Exercise:
Extract all lines that hold "matplotlib" from the records below.

Source material:
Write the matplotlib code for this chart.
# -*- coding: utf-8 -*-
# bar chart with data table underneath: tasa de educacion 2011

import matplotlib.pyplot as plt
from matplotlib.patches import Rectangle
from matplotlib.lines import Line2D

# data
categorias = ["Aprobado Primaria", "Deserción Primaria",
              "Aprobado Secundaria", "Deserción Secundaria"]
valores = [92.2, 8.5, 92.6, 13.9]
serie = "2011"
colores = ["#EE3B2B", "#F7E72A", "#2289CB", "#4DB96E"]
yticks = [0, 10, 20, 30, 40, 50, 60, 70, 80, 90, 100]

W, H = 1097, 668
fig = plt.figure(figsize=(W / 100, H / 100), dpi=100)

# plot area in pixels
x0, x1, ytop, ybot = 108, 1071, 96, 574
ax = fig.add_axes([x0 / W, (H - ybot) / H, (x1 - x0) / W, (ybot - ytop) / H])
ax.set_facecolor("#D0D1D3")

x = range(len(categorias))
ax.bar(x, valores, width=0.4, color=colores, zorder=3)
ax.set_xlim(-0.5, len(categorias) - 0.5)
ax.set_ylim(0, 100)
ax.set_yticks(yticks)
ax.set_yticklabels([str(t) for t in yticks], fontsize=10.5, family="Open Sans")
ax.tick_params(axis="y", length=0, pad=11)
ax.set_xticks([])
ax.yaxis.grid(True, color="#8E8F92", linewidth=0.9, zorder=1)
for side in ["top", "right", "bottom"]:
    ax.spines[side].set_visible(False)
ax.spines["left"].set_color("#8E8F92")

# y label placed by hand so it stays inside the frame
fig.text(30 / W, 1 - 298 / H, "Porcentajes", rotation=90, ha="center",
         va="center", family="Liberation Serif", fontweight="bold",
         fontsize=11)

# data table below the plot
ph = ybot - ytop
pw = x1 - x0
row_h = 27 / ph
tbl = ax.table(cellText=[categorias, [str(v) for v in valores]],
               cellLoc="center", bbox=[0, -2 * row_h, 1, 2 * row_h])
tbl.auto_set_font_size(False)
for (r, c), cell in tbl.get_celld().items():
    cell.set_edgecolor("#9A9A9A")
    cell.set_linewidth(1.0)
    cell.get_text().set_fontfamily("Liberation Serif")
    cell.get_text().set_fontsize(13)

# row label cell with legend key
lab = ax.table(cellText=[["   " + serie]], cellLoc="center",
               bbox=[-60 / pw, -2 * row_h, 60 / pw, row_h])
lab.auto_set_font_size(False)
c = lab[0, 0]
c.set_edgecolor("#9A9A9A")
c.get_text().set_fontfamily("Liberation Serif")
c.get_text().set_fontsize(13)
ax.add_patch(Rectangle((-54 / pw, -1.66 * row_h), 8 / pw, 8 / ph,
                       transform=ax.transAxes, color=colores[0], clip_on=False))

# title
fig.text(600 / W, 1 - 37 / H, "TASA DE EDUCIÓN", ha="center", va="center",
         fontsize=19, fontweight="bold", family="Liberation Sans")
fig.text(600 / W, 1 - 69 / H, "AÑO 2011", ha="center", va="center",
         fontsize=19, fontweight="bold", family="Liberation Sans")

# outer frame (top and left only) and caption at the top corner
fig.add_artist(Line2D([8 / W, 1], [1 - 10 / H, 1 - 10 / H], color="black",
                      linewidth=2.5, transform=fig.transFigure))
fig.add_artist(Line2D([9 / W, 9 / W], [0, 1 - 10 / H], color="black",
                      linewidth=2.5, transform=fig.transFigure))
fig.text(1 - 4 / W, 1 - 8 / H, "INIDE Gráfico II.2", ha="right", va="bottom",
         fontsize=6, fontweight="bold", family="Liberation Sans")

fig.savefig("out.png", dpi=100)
--
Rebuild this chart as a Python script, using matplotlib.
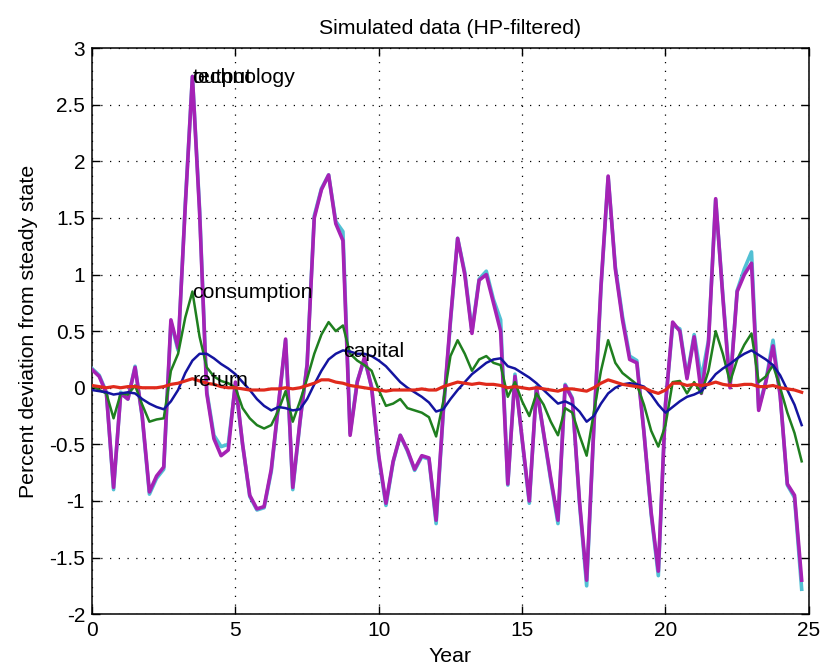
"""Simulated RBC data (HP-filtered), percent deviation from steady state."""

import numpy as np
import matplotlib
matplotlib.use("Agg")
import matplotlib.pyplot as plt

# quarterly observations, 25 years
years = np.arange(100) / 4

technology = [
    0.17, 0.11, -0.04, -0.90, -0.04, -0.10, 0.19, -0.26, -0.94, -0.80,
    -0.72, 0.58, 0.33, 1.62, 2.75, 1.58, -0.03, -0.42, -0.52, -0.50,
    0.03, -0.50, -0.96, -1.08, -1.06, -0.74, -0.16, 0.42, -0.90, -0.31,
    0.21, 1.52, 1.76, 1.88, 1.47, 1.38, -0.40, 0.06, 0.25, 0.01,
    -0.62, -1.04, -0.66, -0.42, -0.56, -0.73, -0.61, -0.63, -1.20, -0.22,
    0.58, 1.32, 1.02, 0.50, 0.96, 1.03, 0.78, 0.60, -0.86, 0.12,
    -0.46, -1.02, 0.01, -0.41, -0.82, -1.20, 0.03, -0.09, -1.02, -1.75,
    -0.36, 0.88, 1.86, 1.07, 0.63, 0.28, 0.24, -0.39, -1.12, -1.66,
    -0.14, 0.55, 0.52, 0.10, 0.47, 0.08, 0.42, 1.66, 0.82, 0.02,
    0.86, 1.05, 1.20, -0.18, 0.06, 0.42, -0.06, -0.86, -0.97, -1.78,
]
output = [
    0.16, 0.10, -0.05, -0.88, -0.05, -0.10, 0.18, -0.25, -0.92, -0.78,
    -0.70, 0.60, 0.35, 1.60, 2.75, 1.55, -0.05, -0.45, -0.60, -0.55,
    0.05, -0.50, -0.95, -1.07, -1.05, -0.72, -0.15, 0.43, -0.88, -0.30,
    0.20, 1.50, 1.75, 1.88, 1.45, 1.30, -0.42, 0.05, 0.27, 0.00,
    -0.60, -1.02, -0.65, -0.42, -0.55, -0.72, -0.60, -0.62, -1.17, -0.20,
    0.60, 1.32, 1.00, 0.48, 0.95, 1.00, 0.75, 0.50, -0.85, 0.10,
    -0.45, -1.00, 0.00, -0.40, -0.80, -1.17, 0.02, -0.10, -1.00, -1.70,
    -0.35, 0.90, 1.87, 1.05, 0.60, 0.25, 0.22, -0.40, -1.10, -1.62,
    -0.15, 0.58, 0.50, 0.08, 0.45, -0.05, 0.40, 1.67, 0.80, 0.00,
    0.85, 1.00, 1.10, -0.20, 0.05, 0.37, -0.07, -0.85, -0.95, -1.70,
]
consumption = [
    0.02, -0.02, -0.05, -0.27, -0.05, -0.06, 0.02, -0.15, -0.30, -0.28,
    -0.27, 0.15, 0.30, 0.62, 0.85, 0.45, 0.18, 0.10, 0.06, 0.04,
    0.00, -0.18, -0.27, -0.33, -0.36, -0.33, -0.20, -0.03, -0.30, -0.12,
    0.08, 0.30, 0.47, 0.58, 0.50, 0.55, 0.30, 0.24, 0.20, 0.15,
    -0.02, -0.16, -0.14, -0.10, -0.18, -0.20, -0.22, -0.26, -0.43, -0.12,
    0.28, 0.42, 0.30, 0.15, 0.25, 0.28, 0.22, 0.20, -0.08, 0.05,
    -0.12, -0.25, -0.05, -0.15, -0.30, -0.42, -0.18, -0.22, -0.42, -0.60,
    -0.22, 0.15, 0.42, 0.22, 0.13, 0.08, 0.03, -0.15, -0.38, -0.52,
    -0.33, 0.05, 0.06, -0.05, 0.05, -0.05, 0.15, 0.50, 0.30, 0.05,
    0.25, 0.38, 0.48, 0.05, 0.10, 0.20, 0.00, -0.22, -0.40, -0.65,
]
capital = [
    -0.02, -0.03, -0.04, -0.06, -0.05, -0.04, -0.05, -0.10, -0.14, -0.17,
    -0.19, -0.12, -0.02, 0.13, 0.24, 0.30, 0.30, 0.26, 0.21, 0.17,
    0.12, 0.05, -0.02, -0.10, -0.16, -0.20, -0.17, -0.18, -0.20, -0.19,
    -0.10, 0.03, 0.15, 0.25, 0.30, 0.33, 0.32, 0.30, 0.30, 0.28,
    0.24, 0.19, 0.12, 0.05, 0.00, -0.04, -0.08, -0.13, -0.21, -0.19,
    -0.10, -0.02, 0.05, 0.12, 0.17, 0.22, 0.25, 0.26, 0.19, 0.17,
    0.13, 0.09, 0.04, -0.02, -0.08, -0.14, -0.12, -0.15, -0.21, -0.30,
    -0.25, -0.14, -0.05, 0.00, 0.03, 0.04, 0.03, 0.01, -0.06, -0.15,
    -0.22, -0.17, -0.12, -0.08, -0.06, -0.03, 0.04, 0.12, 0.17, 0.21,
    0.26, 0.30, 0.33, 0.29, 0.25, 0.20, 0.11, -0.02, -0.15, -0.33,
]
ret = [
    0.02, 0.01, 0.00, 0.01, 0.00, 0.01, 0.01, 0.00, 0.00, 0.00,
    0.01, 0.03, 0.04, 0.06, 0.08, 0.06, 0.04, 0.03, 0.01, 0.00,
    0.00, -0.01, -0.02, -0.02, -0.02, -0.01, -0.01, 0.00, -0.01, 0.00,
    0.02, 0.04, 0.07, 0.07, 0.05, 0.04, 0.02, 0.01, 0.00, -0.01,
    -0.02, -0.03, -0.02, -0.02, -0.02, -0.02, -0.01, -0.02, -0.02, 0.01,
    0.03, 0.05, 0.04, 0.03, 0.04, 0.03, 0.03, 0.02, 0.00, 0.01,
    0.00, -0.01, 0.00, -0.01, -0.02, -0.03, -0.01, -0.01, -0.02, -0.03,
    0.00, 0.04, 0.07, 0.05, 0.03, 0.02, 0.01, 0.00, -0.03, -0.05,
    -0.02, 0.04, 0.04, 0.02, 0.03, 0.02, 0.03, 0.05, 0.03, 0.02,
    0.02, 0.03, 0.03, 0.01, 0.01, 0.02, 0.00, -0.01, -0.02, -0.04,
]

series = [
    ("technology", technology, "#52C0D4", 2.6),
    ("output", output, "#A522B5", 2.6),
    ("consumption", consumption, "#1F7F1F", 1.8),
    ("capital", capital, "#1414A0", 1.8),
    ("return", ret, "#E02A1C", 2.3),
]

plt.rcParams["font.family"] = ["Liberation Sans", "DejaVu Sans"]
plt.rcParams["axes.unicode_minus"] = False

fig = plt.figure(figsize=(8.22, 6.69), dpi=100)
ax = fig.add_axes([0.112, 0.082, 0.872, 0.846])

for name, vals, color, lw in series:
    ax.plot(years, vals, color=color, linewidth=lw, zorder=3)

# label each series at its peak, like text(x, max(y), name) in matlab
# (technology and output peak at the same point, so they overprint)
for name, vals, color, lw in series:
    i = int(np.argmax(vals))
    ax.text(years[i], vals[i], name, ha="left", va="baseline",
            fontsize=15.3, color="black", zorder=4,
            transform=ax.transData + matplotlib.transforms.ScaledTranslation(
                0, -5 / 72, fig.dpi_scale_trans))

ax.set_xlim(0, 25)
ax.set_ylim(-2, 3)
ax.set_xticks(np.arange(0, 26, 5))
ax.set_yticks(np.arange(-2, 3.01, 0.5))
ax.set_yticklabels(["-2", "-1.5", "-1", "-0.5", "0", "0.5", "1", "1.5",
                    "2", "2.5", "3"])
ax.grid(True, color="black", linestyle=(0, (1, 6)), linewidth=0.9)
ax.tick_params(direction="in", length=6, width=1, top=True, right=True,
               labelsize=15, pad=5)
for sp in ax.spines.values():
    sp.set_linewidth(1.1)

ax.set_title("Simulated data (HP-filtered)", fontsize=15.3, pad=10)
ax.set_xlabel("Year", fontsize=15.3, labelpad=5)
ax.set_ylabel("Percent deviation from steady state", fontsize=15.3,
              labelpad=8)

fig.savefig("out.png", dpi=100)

The reply:
Write the matplotlib code for this chart.
import matplotlib.pyplot as plt
from matplotlib.patches import Rectangle
from matplotlib.lines import Line2D
Rebuild this chart as a Python script, using matplotlib.
import matplotlib
matplotlib.use("Agg")
import matplotlib.pyplot as plt
            transform=ax.transData + matplotlib.transforms.ScaledTranslation(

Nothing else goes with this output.